Note that nabla quantification is used for x since it represents a
variable and it should not, for example, be instantiated with a value
like (app ...) or (abs ...). Unfortunately, proving this theorem
directly in Abella is not completely direct since the unification
underlying the search tactic is only higher-order pattern unification
rather than full blown higher-order unification. Thus we will
sometimes need to construct goals explicitly rather than using the
search tactic. For this reason we introduce the trivial lemmas
pr1_clause2 and pr1_clause3. In the future, I should look at ways of
avoiding these issues.

Here's the full proof of pr1_subst_lem as you stated it.

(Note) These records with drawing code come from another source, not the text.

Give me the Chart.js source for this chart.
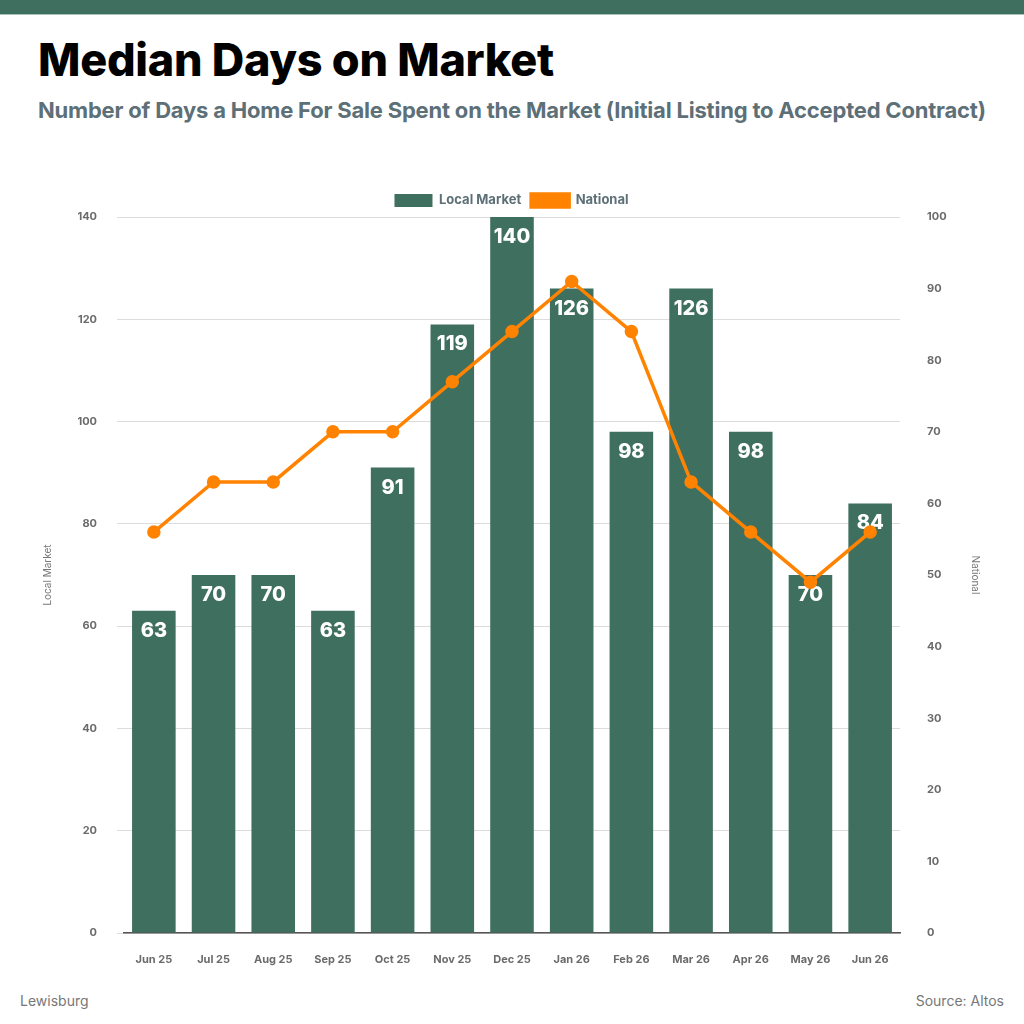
<!DOCTYPE html>
<html>
<head>
<meta charset="utf-8">
<script src="https://cdn.jsdelivr.net/npm/chart.js@4.4.1/dist/chart.umd.min.js"></script>
<style>
  html, body { margin: 0; padding: 0; background: #fff; }
  body { width: 1024px; height: 1024px; position: relative; overflow: hidden; font-family: "Inter", sans-serif; }
  .topbar { position: absolute; left: 0; top: 0; width: 1024px; height: 14px; background: #3f6f5e; border-bottom: 1px solid #a9c2b8; }
  h1 { position: absolute; left: 38px; top: 32px; margin: 0; font-size: 45px; font-weight: 800; color: #000; letter-spacing: -0.3px; }
  h2 { position: absolute; left: 38px; top: 97px; margin: 0; font-size: 22px; font-weight: 700; color: #5d6f77; letter-spacing: -0.2px; }
  .chart-box { position: absolute; left: 0; top: 182px; width: 1024px; height: 798px; }
  .foot { position: absolute; top: 992px; font-size: 14px; color: #777; }
</style>
</head>
<body>
<div class="topbar"></div>
<h1>Median Days on Market</h1>
<h2>Number of Days a Home For Sale Spent on the Market (Initial Listing to Accepted Contract)</h2>
<div class="chart-box"><canvas id="days-chart"></canvas></div>
<div class="foot" style="left:20px">Lewisburg</div>
<div class="foot" style="right:20px">Source: Altos</div>
<script>
const months = ['Jun 25', 'Jul 25', 'Aug 25', 'Sep 25', 'Oct 25', 'Nov 25', 'Dec 25', 'Jan 26', 'Feb 26', 'Mar 26', 'Apr 26', 'May 26', 'Jun 26']
const localMarket = [63, 70, 70, 63, 91, 119, 140, 126, 98, 126, 98, 70, 84]
const national = [56, 63, 63, 70, 70, 77, 84, 91, 84, 63, 56, 49, 56]

const green = '#3f6f5e'
const orange = '#ff8300'
const tickColor = '#6b6b6b'

// white value labels inside the top of each bar, drawn before the line
const barLabels = {
    id: 'barLabels',
    afterDatasetDraw(chart, args) {
        if (args.index !== 1) return
        const c = chart.ctx
        c.save()
        c.fillStyle = '#fff'
        c.font = '800 20px Inter'
        c.textAlign = 'center'
        c.textBaseline = 'middle'
        args.meta.data.forEach((bar, i) => {
            c.fillText(localMarket[i], bar.x, bar.y + 20)
        })
        c.restore()
    }
}

const data = {
    labels: months,
    datasets: [
        {
            type: 'line',
            label: 'National',
            data: national,
            borderColor: orange,
            backgroundColor: orange,
            borderWidth: 3.5,
            pointRadius: 5,
            pointHoverRadius: 5,
            tension: 0,
            yAxisID: 'y1',
            order: 0,
        },
        {
            type: 'bar',
            label: 'Local Market',
            data: localMarket,
            backgroundColor: green,
            barPercentage: 0.73,
            categoryPercentage: 1,
            yAxisID: 'y',
            order: 1,
        },
    ]
};

const config = {
    data: data,
    options: {
        responsive: true,
        maintainAspectRatio: false,
        animation: false,
        layout: {
            padding: { left: 38, right: 39, top: 2, bottom: 1 }
        },
        plugins: {
            legend: {
                display: true,
                reverse: true,
                labels: {
                    boxWidth: 38,
                    boxHeight: 13,
                    color: '#5d6f77',
                    font: { family: 'Inter', size: 13, weight: 'bold' },
                    padding: 10,
                }
            },
            tooltip: { enabled: false }
        },
        scales: {
            x: {
                grid: { display: false, drawTicks: false },
                border: { display: true, color: '#555', width: 1.5 },
                ticks: {
                    color: tickColor,
                    padding: 20,
                    font: { family: 'Inter', size: 11, weight: 'bold' }
                },
                afterFit: (scale) => { scale.height = 46 }
            },
            y: {
                type: 'linear',
                position: 'left',
                min: 0,
                max: 140,
                ticks: {
                    stepSize: 20,
                    color: tickColor,
                    padding: 20,
                    font: { family: 'Inter', size: 11, weight: 'bold' }
                },
                grid: { color: '#dcdcdc', drawTicks: true, tickLength: 7 },
                border: { display: false },
                title: {
                    display: true,
                    text: 'Local Market',
                    color: '#777',
                    padding: { top: 4, bottom: 4 },
                    font: { family: 'Inter', size: 10 }
                },
                afterFit: (scale) => { scale.width = 86 }
            },
            y1: {
                type: 'linear',
                position: 'right',
                min: 0,
                max: 100,
                ticks: {
                    stepSize: 10,
                    color: tickColor,
                    padding: 27,
                    font: { family: 'Inter', size: 11, weight: 'bold' }
                },
                // only the left axis draws grid lines
                grid: { drawOnChartArea: false, drawTicks: false },
                border: { display: false },
                title: {
                    display: true,
                    text: 'National',
                    color: '#777',
                    padding: { top: 4, bottom: 4 },
                    font: { family: 'Inter', size: 10 }
                },
                afterFit: (scale) => { scale.width = 85 }
            },
        }
    },
    plugins: [barLabels]
};

new Chart(document.getElementById('days-chart'), config);
</script>
</body>
</html>
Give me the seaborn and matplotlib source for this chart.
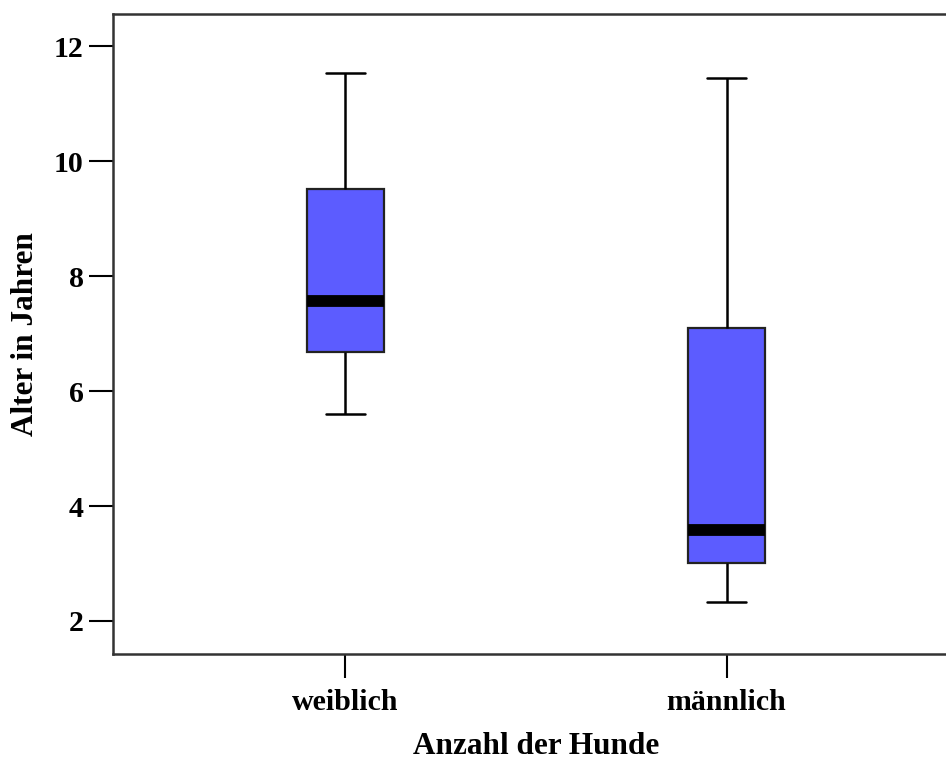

Please let me
know if you have any questions about it.


%% We introduce these clause lemmas to get around unification issues
%% which arise when applying the search tactic
Theorem pr1_clause3 : forall K T1 S1 T2 S2,
{K |- pr1 (abs T1) (abs T2)} -> {K |- pr1 S1 S2} ->
{K |- pr1 (app (abs T1) S1) (T2 S2)}.
intros. search.

Theorem pr1_clause2 : forall K S1 S2, nabla x,
{K, pr1 x x |- pr1 (S1 x) (S2 x)} -> {K |- pr1 (abs S1) (abs S2)}.
intros. search.

%% We use the hypothesis 'name x' to control which value gets
%% instantiated for x when the inductive hypothesis is applied.
%% In the future, Abella should support an "apply ... with x = n2"
%% style of tactic which eliminates the need for 'name x' here.
Theorem pr1_subst_lem_alt: forall A1 A2 B1 B2 L K J, nabla x,
ctxs L K J -> name x ->
{K, pr1 x x |- pr1 (A1 x) (A2 x)} -> {K |- pr1 B1 B2} ->


{K |- pr1 (A1 B1) (A2 B2)}.

induction on 3. intros. case H3.
case H5.
search.
apply pr1_worlds to H1 H6. case H7. search. search.
apply IH to H1 H2 H5 H4. apply IH to H1 H2 H6 H4. search.
apply IH to _ H2 H5 H4. apply pr1_clause2 to H6. search.
apply IH to H1 H2 H5 H4. apply IH to H1 H2 H6 H4.
apply pr1_clause3 to H7 H8. search.

Theorem pr1_subst_lem: forall A1 A2 B1 B2 L K J,
ctxs L K J ->
{K |- pr1 (abs A1) (abs A2)} -> {K |- pr1 B1 B2} ->
{K |- pr1 (A1 B1) (A2 B2)}.

intros. case H2.
apply pr1_worlds to H1 H4. case H5.
apply pr1_subst_lem_alt to H1 _ H4 H3. search.